As was said in a previous comment, a measurement device plays two different roles in the minimal interpretation:

1. It is a physical system, and so it is described by the Schrodinger equation.
2. It determines a "preferred basis" for computing probabilities.

In role #1, there is no distinction between measurement devices and any other physical system. In role #2, there is a big distinction. Probabilities only appear in quantum mechanics if you have measurements, not for any other interactions.

I don't understand why, when the issue is #2, people keep bringing up that #1 doesn't distinguish measurements from other interactions. That's true, but it's only half the story.

 

[atyy]

This must be the very first chapter, where exactly the contrary is stated to the claim you make. They say that classical behavior of macroscopic devices is understood as an approximative limit of QT. They also bring the very example of the cloud-chamber traces for an electron that I also stated in this thread. In other words, what I read in LL is completely consistent with what I stated. They are very careful and only use a very weak version of the collapse postulate, more careful than most other books following the Copenhagen doctrine. I guess that's because Landau is following more Bohr's than Heisenberg's opinion.

Of course classical mechanics is a limit of quantum mechanics. One can see this in the saddle point approximation to the path integral.

However, what you are not understanding and which Landau and Lifshitz state clearly, is that quantum mechanics cannot be formulated without "classical concepts" also in its assumptions. It is not possible to derive classical physics from "purely quantum" assumptions.

One can use different language to state this assumption, but they are all essentially equivalent - measurement has a different status than the interactions described in the Hamiltonian.

 

[Fra]

As was said in a previous comment, a measurement device plays two different roles in the minimal interpretation:

1. It is a physical system, and so it is described by the Schrodinger equation.
2. It determines a "preferred basis" for computing probabilities.

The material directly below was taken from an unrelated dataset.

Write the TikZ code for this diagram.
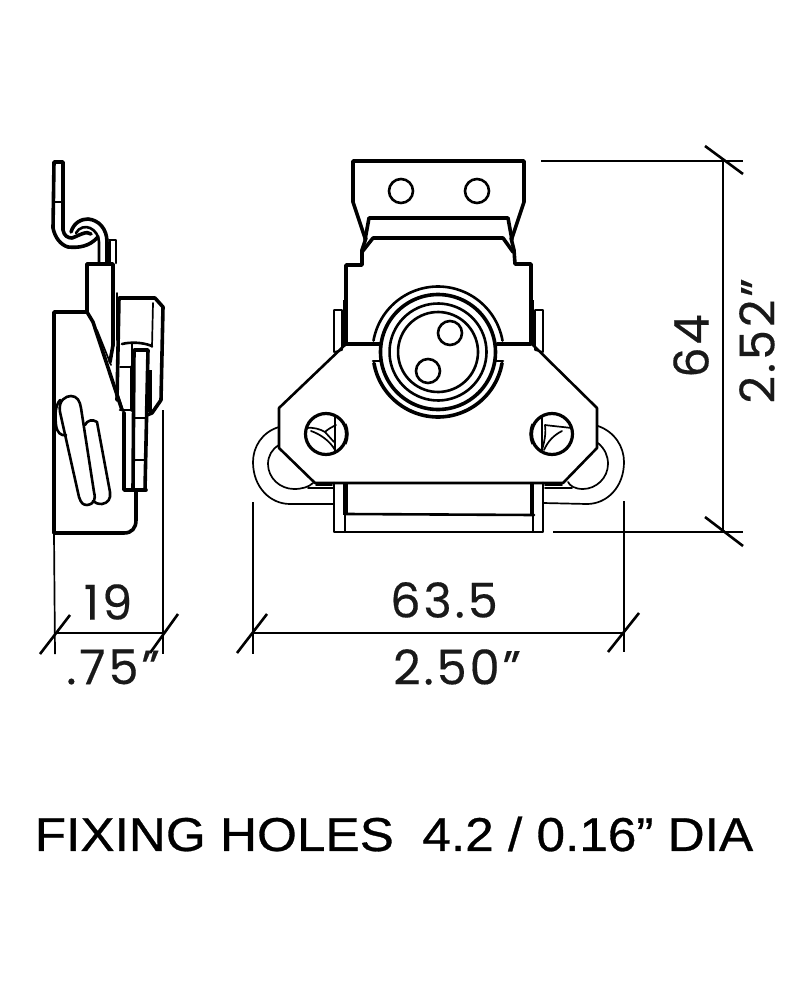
\documentclass[tikz,border=0pt]{standalone}
\usepackage{fontspec}
\setmainfont{Liberation Sans}
\newfontfamily\boldish[FakeBold=0.6]{Liberation Sans}
\newfontfamily\dimfont[LetterSpace=6,FakeBold=0.3]{Poppins}
\usetikzlibrary{calc}
\tikzset{
  heavy/.style={line width=3.6pt,line join=round,line cap=round},
  med/.style={line width=2.6pt,line join=round,line cap=round},
  lite/.style={line width=1.7pt,line join=round,line cap=round},
  dim/.style={line width=1.7pt,line cap=butt},
  tick/.style={line width=2.6pt,line cap=butt},
  lab/.style={inner sep=0pt,anchor=center,font=\dimfont\fontsize{48}{48}\selectfont,text=black!90}
}
\newcommand{\ringarc}[4]{\draw[#1] plot[domain=#3:#4,samples=70,smooth] ({438+#2*cos(\x)},{352-#2*sin(\x)});}
\begin{document}
\begin{tikzpicture}[x=1pt,y=-1pt]
\useasboundingbox (0,0) rectangle (800,1000);
\fill[white] (0,0) rectangle (800,1000);
% ---------- front view: top plate
\draw[heavy] (365,238) -- (353,202) -- (353,161) -- (524,161) -- (524,202) -- (512,238);
\draw[med] (401,191) circle (12);
\draw[med] (477,191) circle (12);
\draw[heavy] (365,240) -- (369,218) -- (508,218) -- (512,240);
\draw[heavy] (362,252) -- (373,238) -- (503,238) -- (513,252);
% body
\draw[heavy] (381,344) -- (346,344) -- (346,265) -- (362,265) -- (362,250) -- (366,238);
\draw[heavy] (497,344) -- (531,344) -- (531,264) -- (515,264) -- (514,250) -- (511,238);
% side tabs
\draw[lite] (342,350) -- (334,352) -- (334,310) -- (342,310) -- (342,350);
\draw[lite] (535,350) -- (543,352) -- (543,310) -- (535,310) -- (535,350);
\draw[line width=4.5pt] (345,300) -- (345,345);
\draw[line width=4.5pt] (532,300) -- (532,345);
% plate
\draw[med] (346,344) -- (279,408) -- (279,448) -- (315,483) -- (563,483) -- (597,448) -- (597,408) -- (532,344);
% rings
\ringarc{med}{65.5}{10}{170}
\ringarc{heavy}{57.5}{0}{360}
\ringarc{heavy}{65}{190}{350}
\draw[med] (373,361) -- (381,361);
\draw[med] (503,361) -- (495,361);
\ringarc{med}{48.5}{0}{360}
\ringarc{med}{40}{0}{360}
\draw[med] (450,333) circle (12);
\draw[med] (428,371) circle (12);
% screws
\draw[line width=3.2pt] (326,434) circle (20.5);
\draw[line width=3pt] (345,424) .. controls (348,431) and (348,437) .. (345,444);
\draw[lite] (335,417) -- (335,451);
\draw[lite] (306,428) .. controls (313,427) and (320,429) .. (325,432) .. controls (328,429) and (332,427) .. (336,425);
\draw[lite] (311,431) .. controls (320,434) and (330,441) .. (335,450);
\draw[lite] (325,432) -- (334,442);
\draw[line width=3.2pt] (552,434) circle (20.5);
\draw[line width=3pt] (533,424) .. controls (530,431) and (530,437) .. (533,444);
\draw[lite] (542,417) -- (542,451);
\draw[lite] (571,428) .. controls (564,427) and (552,426) .. (545,425) .. controls (546,432) and (545,440) .. (542,450);
\draw[lite] (562,431) .. controls (554,435) and (548,441) .. (544,450);
% loops
\draw[lite] (279,427) .. controls (262,432) and (253,447) .. (253,462) .. controls (253,487) and (270,504) .. (290,504) -- (334,504);
\draw[lite] (279,445) .. controls (272,449) and (268,456) .. (268,464) .. controls (268,478) and (280,489) .. (294,489) .. controls (302,489) and (309,487) .. (313,483);
\draw[lite] (308,488) -- (334,488);
\draw[lite] (316,485) -- (332,485);
\draw[lite] (598,426) .. controls (615,432) and (624,447) .. (624,462) .. controls (624,487) and (607,504) .. (587,504) -- (543,503);
\draw[lite] (598,443) .. controls (605,449) and (608,456) .. (608,464) .. controls (608,478) and (596,489) .. (583,489) .. controls (575,489) and (570,486) .. (568,482);
\draw[lite] (545,488) -- (572,488);
\draw[lite] (545,485) -- (562,485);
% bottom slot
\draw[med] (334,483) -- (334,532) -- (543,532) -- (543,483);
\draw[line width=4.5pt] (345.5,484) -- (345.5,515);
\draw[line width=4.5pt] (532,484) -- (532,515);
\draw[lite] (345,515) -- (345,532);
\draw[lite] (533,515) -- (533,532);
\draw[med] (346,514) -- (534,515);
% ---------- side view: base
\draw[heavy] (54,533) -- (54,312) -- (87,312) -- (93,322) -- (122,410);
\draw[heavy] (54,533) -- (124,533) .. controls (132,533) and (136,528) .. (136,520) -- (136,490);
% block
\draw[heavy] (87,312) -- (87,264) -- (113,264) -- (113,345);
\draw[heavy] (113,345) -- (110,362);
\draw[lite] (117,293) -- (117,340);
\draw[lite] (97,330) -- (111,365);
% spring clip
\draw[heavy] (117,400) -- (119,298) -- (155,298) -- (163,307) -- (161,400) -- (152,413) -- (147,415);
\draw[lite] (153,303) -- (152,347);
\draw[med] (120,410) -- (131,410);
\draw[lite] (120,367) -- (132,367);
\draw[med] (122,344) .. controls (130,342) and (142,342) .. (152,346);
\draw[lite] (132,344) -- (132,367);
\draw[heavy] (132,367) -- (132,410);
\draw[line width=3.5pt] (134,350) -- (148,350);
\draw[heavy] (134,350) -- (133,490);
\draw[heavy] (148,350) -- (145,490);
\draw[line width=3.5pt] (150,370) -- (150,412);
\draw[lite] (133,418) -- (146,418);
\draw[lite] (133,460) -- (145,460);
\draw[heavy] (124,413) -- (124,490) -- (146,490);
\draw[lite] (118,395) -- (124,413);
% wire
\draw[heavy] (98,237) .. controls (89,247) and (78,248) .. (68,247) .. controls (61,245) and (55,238) .. (53,228) -- (54,162) -- (63,162) -- (63,230) .. controls (64,236) and (68,238) .. (72,238);
\draw[lite] (54,202) -- (63,202);
\draw[heavy] (72,238) .. controls (78,236) and (87,230) .. (91,234);
\draw[heavy] (71,232) .. controls (74,222) and (82,219) .. (88,219) .. controls (99,220) and (107,229) .. (107,242) -- (107,263);
\draw[med] (76,233) .. controls (79,227) and (86,226) .. (90,228) .. controls (95,230) and (99,236) .. (99,242) -- (99,263);
\draw[med] (109,240) -- (116,240) -- (116,263);
\draw[lite] (110,240) -- (110,263);
% lever
\draw[med] (60,412) .. controls (58,400) and (66,396) .. (71,396) .. controls (77,396) and (80,401) .. (81,408) -- (94,492) .. controls (96,500) and (94,504) .. (87,505) .. controls (83,505) and (81,503) .. (79,497) -- (60,412);
\draw[med] (85,425) .. controls (87,420) and (93,419) .. (97,422) -- (110,492) .. controls (111,499) and (108,503) .. (102,504) .. controls (98,504) and (95,503) .. (93,501);
\draw[med] (60,400) .. controls (55,406) and (55,415) .. (56,425) .. controls (57,433) and (61,436) .. (66,435);
% ---------- dimension lines
\draw[dim] (54,533) -- (55,654);
\draw[dim] (163,410) -- (163,654);
\draw[dim] (55,633) -- (163,633);
\draw[tick] (40,654) -- (70,615);
\draw[tick] (150,653) -- (178,614);
\draw[dim] (253,502) -- (253,654);
\draw[dim] (624,501) -- (624,652);
\draw[dim] (253,633) -- (624,633);
\draw[tick] (237,653) -- (267,614);
\draw[tick] (608,652) -- (639,613);
\draw[dim] (723,161) -- (723,532);
\draw[dim] (541,161) -- (743,161);
\draw[dim] (553,532) -- (743,532);
\draw[tick] (705,146) -- (743,174);
\draw[tick] (705,517) -- (743,546);
% ---------- labels
\node[lab] (d19) at (108,602) {19};
\node[lab] (d75) at (113,667) {.75”};
\node[lab] (d635) at (444,600) {63.5};
\node[lab] (d250) at (457,667) {2.50”};
\node[lab,rotate=90] (d64) at (691,346) {64};
\node[lab,rotate=90] (d252) at (757,341) {2.52”};
\node[inner sep=0pt,font=\boldish\fontsize{47.5}{47.5}\selectfont,text=black,xscale=1.08] (note) at (394,834) {FIXING HOLES\ \ 4.2 / 0.16” DIA};
\end{tikzpicture}
\end{document}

In role #1, there is no distinction between measurement devices and any other physical system. In role #2, there is a big distinction. Probabilities only appear in quantum mechanics if you have measurements, not for any other interactions.

I don't understand why, when the issue is #2, people keep bringing up that #1 doesn't distinguish measurements from other interactions.

I see a reason to bring #1 into discussing #2:

By observer equivalence i expect that the non probabilistical hamiltonian of a complex system is "explainable" terms of the transformed views from the inside views which would contain probabilistic components due to internal measurements. So the deterministic evolution of the state vector should have a probabiliatic explanation that removes the classical baggage. Then we would have a complete duality between interaction and measurement.

But it is not yet known of course. But this to me suggests revision on qm.

/Fredrik

 

[vanhees71]

As was said in a previous comment, a measurement device plays two different roles in the minimal interpretation:

1. It is a physical system, and so it is described by the Schrodinger equation.
2. It determines a "preferred basis" for computing probabilities.

In role #1, there is no distinction between measurement devices and any other physical system. In role #2, there is a big distinction. Probabilities only appear in quantum mechanics if you have measurements, not for any other interactions.

I don't understand why, when the issue is #2, people keep bringing up that #1 doesn't distinguish measurements from other interactions. That's true, but it's only half the story.

But also #2 doesn't distinguish measurements from other interactions. The "preferred basis" is just the observer's choice which observable s/he likes to measure. That's the only meaning in which a basis has to be chosen to evaluate probabilities: To get the probabilities for the outcome of measurements you need the eigenbasis of the self-adjoint operator representing this observable. It's not more special then the observer's choice in classical physics too. If I measure the position of a particle I need another device than when I measure its momentum.